Challenge = Everything from the line containing "Generate a Python" through the line containing "1390, 1140, 1310, 1200, 1970, 2110, 2290, 1390, 1390]" must be written out exactly, and nothing more; leave any pictures out.
-- BEGIN --
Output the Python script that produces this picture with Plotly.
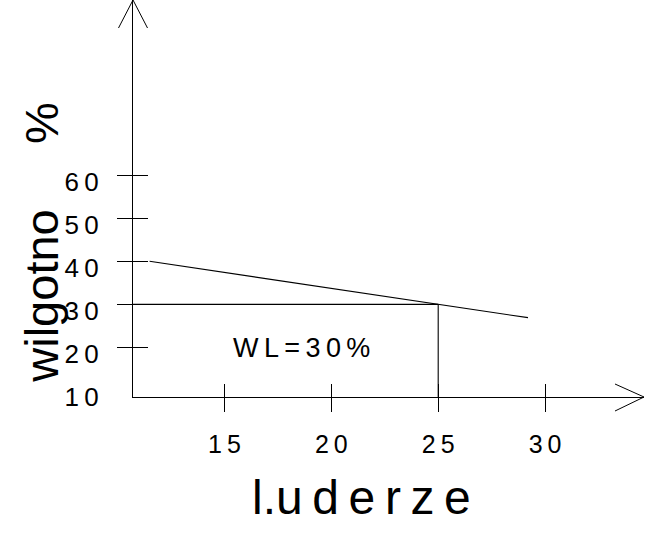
import plotly.graph_objects as go

# ---- data ----
blows = [11.5, 29.2]            # flow line (number of blows)
moisture = [40.0, 26.9]         # flow line (moisture %)
wl_blows = 25                   # liquid-limit construction: blows
wl_value = 30                   # liquid limit (%)
x_ticks = [15, 20, 25, 30]
x_ticktext = ["1\u20095", "2\u20090", "2\u20095", "3\u20090"]
y_label_vals = [10, 20, 30, 40, 50, 60]
y_ticktext = ["1\u20090", "2\u20090", "3\u20090", "4\u20090", "5\u20090", "6\u20090"]
y_tick_marks = [20, 30, 40, 50, 60]
x_title = "l.u\u2009d\u2009e\u2009r\u2009z\u2009e"
y_title = "wilgotno     %"
wl_label = "W\u2009L\u2009=\u20093\u20090\u2009%"

X_RANGE = [10.725, 34.626]
Y_RANGE = [8.45, 100.77]

FONT = "Liberation Sans, Arial, sans-serif"
BLACK = "black"

fig = go.Figure()

# flow line
fig.add_trace(go.Scatter(x=blows, y=moisture, mode="lines",
                         line=dict(color=BLACK, width=1.1), xaxis="x", yaxis="y",
                         hoverinfo="skip", showlegend=False))
# WL horizontal
fig.add_trace(go.Scatter(x=[X_RANGE[0], wl_blows], y=[wl_value, wl_value], mode="lines",
                         line=dict(color=BLACK, width=1.1), xaxis="x2", yaxis="y2",
                         hoverinfo="skip", showlegend=False))
# WL vertical
fig.add_trace(go.Scatter(x=[wl_blows, wl_blows], y=[wl_value, Y_RANGE[0]], mode="lines",
                         line=dict(color=BLACK, width=1.1), xaxis="x", yaxis="y3",
                         hoverinfo="skip", showlegend=False))

common = dict(showgrid=False, zeroline=False, fixedrange=True)

fig.update_layout(
    width=645, height=536, autosize=False,
    margin=dict(l=133, r=1, t=0, b=139),
    paper_bgcolor="white", plot_bgcolor="white",
    font=dict(family=FONT, color=BLACK),
    xaxis=dict(range=X_RANGE, tickmode="array", tickvals=x_ticks, ticktext=x_ticktext,
               ticks="outside", ticklen=14, tickwidth=1.1, tickcolor=BLACK,
               showline=True, linecolor=BLACK, linewidth=1.2,
               tickfont=dict(family=FONT, size=25, color=BLACK),
               ticklabelstandoff=11, **common),
    xaxis2=dict(range=X_RANGE, overlaying="x", anchor="y", tickmode="array", tickvals=x_ticks,
                ticks="inside", ticklen=13, tickwidth=1.1, tickcolor=BLACK,
                showticklabels=False, showline=False, **common),
    yaxis=dict(range=Y_RANGE, tickmode="array", tickvals=y_label_vals, ticktext=y_ticktext,
               ticks="", showline=True, linecolor=BLACK, linewidth=1.2,
               tickfont=dict(family=FONT, size=26, color=BLACK),
               ticklabelstandoff=28, ticklabelshift=7, **common),
    yaxis2=dict(range=Y_RANGE, overlaying="y", anchor="x2", side="left", tickmode="array",
                tickvals=y_tick_marks, ticks="outside", ticklen=15, tickwidth=1.1, tickcolor=BLACK,
                showticklabels=False, showline=False, **common),
    yaxis3=dict(range=Y_RANGE, overlaying="y", anchor="x", side="left", tickmode="array",
                tickvals=y_tick_marks, ticks="inside", ticklen=15, tickwidth=1.1, tickcolor=BLACK,
                showticklabels=False, showline=False, **common),
)

# arrow heads on the axes
fig.add_shape(type="path", xref="paper", yref="paper", xsizemode="pixel", ysizemode="pixel",
              xanchor=0, yanchor=1, path="M-14.5,-28 L0,0 L14.5,-28",
              line=dict(color=BLACK, width=1))
fig.add_shape(type="path", xref="paper", yref="paper", xsizemode="pixel", ysizemode="pixel",
              xanchor=1, yanchor=0, path="M-29,13 L0,0 L-29,-14",
              line=dict(color=BLACK, width=1))

# texts
fig.add_annotation(x=18.6, y=19.8, xref="x", yref="y", text=wl_label, showarrow=False,
                   font=dict(family=FONT, size=27, color=BLACK), xanchor="center", yanchor="middle")
fig.add_annotation(x=-0.179, y=0.39, xref="paper", yref="paper", text=y_title, showarrow=False,
                   textangle=-90, font=dict(family=FONT, size=47, color=BLACK),
                   xanchor="center", yanchor="middle")
fig.add_annotation(x=0.448, y=-0.252, xref="paper", yref="paper", text=x_title, showarrow=False,
                   font=dict(family=FONT, size=48, color=BLACK), xanchor="center", yanchor="middle")

fig.write_html("out.html", config={"displayModeBar": False},
               post_script="document.body.style.margin='0px';")
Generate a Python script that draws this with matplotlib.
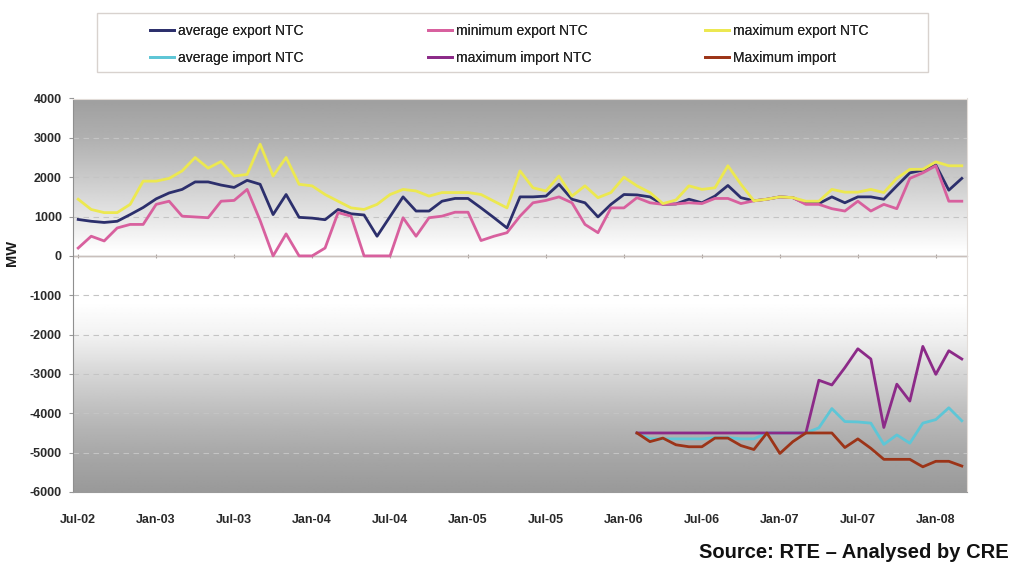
import numpy as np
import pandas as pd
import matplotlib
matplotlib.use("Agg")
import matplotlib.pyplot as plt
from matplotlib.patches import Rectangle

# ---- data (MW), monthly Jul-2002 .. Mar-2008 ----
months = pd.date_range("2002-07-01", periods=69, freq="MS")
tick_labels = ["Jul-02", "Jan-03", "Jul-03", "Jan-04", "Jul-04", "Jan-05",
               "Jul-05", "Jan-06", "Jul-06", "Jan-07", "Jul-07", "Jan-08"]

avg_export = [926, 880, 850, 880, 1050, 1230, 1450, 1600, 1690, 1880,
              1880, 1800, 1740, 1920, 1820, 1050, 1560, 980, 960, 920,
              1180, 1070, 1040, 500, 1000, 1500, 1140, 1140, 1390, 1460,
              1460, 1220, 970, 710, 1500, 1500, 1520, 1820, 1440, 1350,
              990, 1310, 1560, 1550, 1500, 1310, 1320, 1440, 1350, 1520,
              1790, 1480, 1400, 1440, 1500, 1480, 1330, 1330, 1500, 1350,
              1500, 1500, 1440, 1780, 2110, 2180, 2310, 1670, 1970]

min_export = [200, 500, 380, 710, 800, 800, 1310, 1390, 1010, 990,
              970, 1390, 1410, 1690, 900, 0, 560, 0, 0, 200,
              1100, 1010, 0, 0, 0, 970, 500, 970, 1010, 1110,
              1110, 390, 500, 590, 1010, 1350, 1410, 1500, 1350, 800,
              590, 1220, 1220, 1480, 1350, 1310, 1320, 1350, 1330, 1460,
              1460, 1330, 1400, 1440, 1500, 1480, 1310, 1310, 1200, 1140,
              1390, 1140, 1310, 1200, 1970, 2110, 2290, 1390, 1390]

max_export = [1440, 1180, 1100, 1100, 1310, 1900, 1900, 1970, 2160, 2500,
              2230, 2400, 2030, 2070, 2840, 2030, 2500, 1820, 1780, 1560,
              1390, 1220, 1180, 1310, 1560, 1690, 1650, 1520, 1610, 1610,
              1610, 1560, 1390, 1220, 2160, 1730, 1650, 2030, 1520, 1780,
              1480, 1610, 2000, 1780, 1610, 1330, 1420, 1780, 1690, 1730,
              2290, 1820, 1400, 1440, 1500, 1480, 1390, 1390, 1690, 1620,
              1620, 1690, 1610, 1970, 2200, 2200, 2390, 2290, 2290]

# import series are published from Jan-2006 onwards
import_start = 43
avg_import = [-4500, -4650, -4650, -4650, -4650, -4650, -4620, -4620, -4650, -4650,
              -4500, -4500, -4500, -4500, -4370, -3880, -4210, -4220, -4250, -4790,
              -4550, -4760, -4250, -4160, -3860, -4190]

max_import_ntc = [-4500, -4500, -4500, -4500, -4500, -4500, -4500, -4500, -4500, -4500,
                  -4500, -4500, -4500, -4500, -3160, -3280, -2840, -2360, -2620, -4360,
                  -3260, -3690, -2300, -3010, -2410, -2620]

max_import = [-4500, -4720, -4630, -4800, -4850, -4850, -4630, -4630, -4820, -4920,
              -4500, -5020, -4720, -4500, -4500, -4500, -4870, -4650, -4890, -5170,
              -5170, -5170, -5360, -5220, -5220, -5340]

series_names = ["average export NTC", "minimum export NTC", "maximum export NTC",
                "average import NTC", "maximum import NTC", "Maximum import"]
series_colors = ["#2c2f6c", "#d8609e", "#ece850", "#5ec6d6", "#8c2a88", "#9c3418"]

plt.rcParams["font.family"] = ["Liberation Sans", "DejaVu Sans"]

W, H = 1014, 567
fig = plt.figure(figsize=(W / 100, H / 100), dpi=100)
ax = fig.add_axes([73 / W, 1 - 492 / H, (967 - 73) / W, (492 - 98.5) / H])

x_all = np.arange(len(months))
x_imp = x_all[import_start:]

ymin, ymax = -6000, 4000
xmin, xmax = -0.4, 68.4

# vertical grey background gradient: dark at top and bottom, white around zero
stops = [(-6000, 0.60), (-5000, 0.66), (-4000, 0.74), (-3000, 0.84),
         (-2000, 0.95), (-1200, 1.0), (100, 1.0), (1000, 0.90),
         (2000, 0.79), (3000, 0.69), (4000, 0.62)]
vals = np.linspace(ymin, ymax, 400)
greys = np.interp(vals, [s[0] for s in stops], [s[1] for s in stops])
bg = np.repeat(greys[:, None], 2, axis=1)
ax.imshow(bg, cmap="gray", vmin=0, vmax=1, aspect="auto", origin="lower",
          extent=[xmin, xmax, ymin, ymax], interpolation="bilinear", zorder=0)

for v in range(-5000, 4000, 1000):
    if v == 0:
        continue
    ax.axhline(v, color="#c4c4c4", lw=0.8, ls=(0, (5, 4)), zorder=1)
ax.axhline(0, color="#c9c0bc", lw=1.0, zorder=1)

lw = 2.0
handles = []
handles += ax.plot(x_all, avg_export, color=series_colors[0], lw=lw, zorder=3)
handles += ax.plot(x_all, min_export, color=series_colors[1], lw=lw, zorder=3)
handles += ax.plot(x_all, max_export, color=series_colors[2], lw=lw, zorder=3)
handles += ax.plot(x_imp, avg_import, color=series_colors[3], lw=lw, zorder=3)
handles += ax.plot(x_imp, max_import_ntc, color=series_colors[4], lw=lw, zorder=3)
handles += ax.plot(x_imp, max_import, color=series_colors[5], lw=lw, zorder=3)

ax.set_xlim(xmin, xmax)
ax.set_ylim(ymin, ymax)
ax.set_yticks(range(-6000, 4001, 1000))
ax.set_yticklabels([str(v) for v in range(-6000, 4001, 1000)])
ax.set_xticks(x_all[::6])
ax.set_xticklabels(tick_labels)
ax.tick_params(axis="y", length=3, width=0.8, color="#999999", labelsize=9,
               pad=5, labelcolor="#2a2a2a")
ax.tick_params(axis="x", length=0, labelsize=9, pad=16, labelcolor="#2a2a2a")
for lab in ax.get_yticklabels() + ax.get_xticklabels():
    lab.set_fontweight("bold")

for side in ["top", "right"]:
    ax.spines[side].set_color("#e2dcd8")
ax.spines["left"].set_color("#8f8f8f")
ax.spines["bottom"].set_color("#9a9a9a")

# category tick marks on the zero line
sec = ax.secondary_xaxis(0.6)
sec.set_xticks(x_all[::6])
sec.set_xticklabels([])
sec.tick_params(length=3, direction="inout", color="#b0a8a4")
sec.spines["bottom"].set_visible(False)

ax.set_ylabel("MW", fontsize=10.5, fontweight="bold", color="#1a1a1a")
ax.yaxis.set_label_coords(-0.0604, 0.607)

# legend: framed box with three columns of two entries each
fig.patches.append(Rectangle((97 / W, 1 - 72 / H), 831 / W, 59 / H,
                             transform=fig.transFigure, fill=False,
                             edgecolor="#d8d2ce", lw=1.0))
col_x = [150, 428, 705]
for c in range(3):
    idx = [c, c + 3]
    lg = fig.legend([handles[i] for i in idx], [series_names[i] for i in idx],
                    loc="upper left", bbox_to_anchor=(col_x[c] / W, 1 - 24 / H),
                    frameon=False, fontsize=10, handlelength=1.7,
                    handletextpad=0.35, borderpad=0, labelspacing=0.95,
                    borderaxespad=0)
    for t in lg.get_texts():
        t.set_color("#222222")
    fig.add_artist(lg)

fig.text(1009 / W, 1 - 553 / H, "Source: RTE \u2013 Analysed by CRE",
         ha="right", va="center", fontsize=14.5, fontweight="bold",
         color="#111111")

fig.savefig("out.png", dpi=100)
-- END --
Answer for this exercise =
Generate a Python script that draws this with matplotlib.
import numpy as np
import pandas as pd
import matplotlib
matplotlib.use("Agg")
import matplotlib.pyplot as plt
from matplotlib.patches import Rectangle

# ---- data (MW), monthly Jul-2002 .. Mar-2008 ----
months = pd.date_range("2002-07-01", periods=69, freq="MS")
tick_labels = ["Jul-02", "Jan-03", "Jul-03", "Jan-04", "Jul-04", "Jan-05",
               "Jul-05", "Jan-06", "Jul-06", "Jan-07", "Jul-07", "Jan-08"]

avg_export = [926, 880, 850, 880, 1050, 1230, 1450, 1600, 1690, 1880,
              1880, 1800, 1740, 1920, 1820, 1050, 1560, 980, 960, 920,
              1180, 1070, 1040, 500, 1000, 1500, 1140, 1140, 1390, 1460,
              1460, 1220, 970, 710, 1500, 1500, 1520, 1820, 1440, 1350,
              990, 1310, 1560, 1550, 1500, 1310, 1320, 1440, 1350, 1520,
              1790, 1480, 1400, 1440, 1500, 1480, 1330, 1330, 1500, 1350,
              1500, 1500, 1440, 1780, 2110, 2180, 2310, 1670, 1970]

min_export = [200, 500, 380, 710, 800, 800, 1310, 1390, 1010, 990,
              970, 1390, 1410, 1690, 900, 0, 560, 0, 0, 200,
              1100, 1010, 0, 0, 0, 970, 500, 970, 1010, 1110,
              1110, 390, 500, 590, 1010, 1350, 1410, 1500, 1350, 800,
              590, 1220, 1220, 1480, 1350, 1310, 1320, 1350, 1330, 1460,
              1460, 1330, 1400, 1440, 1500, 1480, 1310, 1310, 1200, 1140,
              1390, 1140, 1310, 1200, 1970, 2110, 2290, 1390, 1390]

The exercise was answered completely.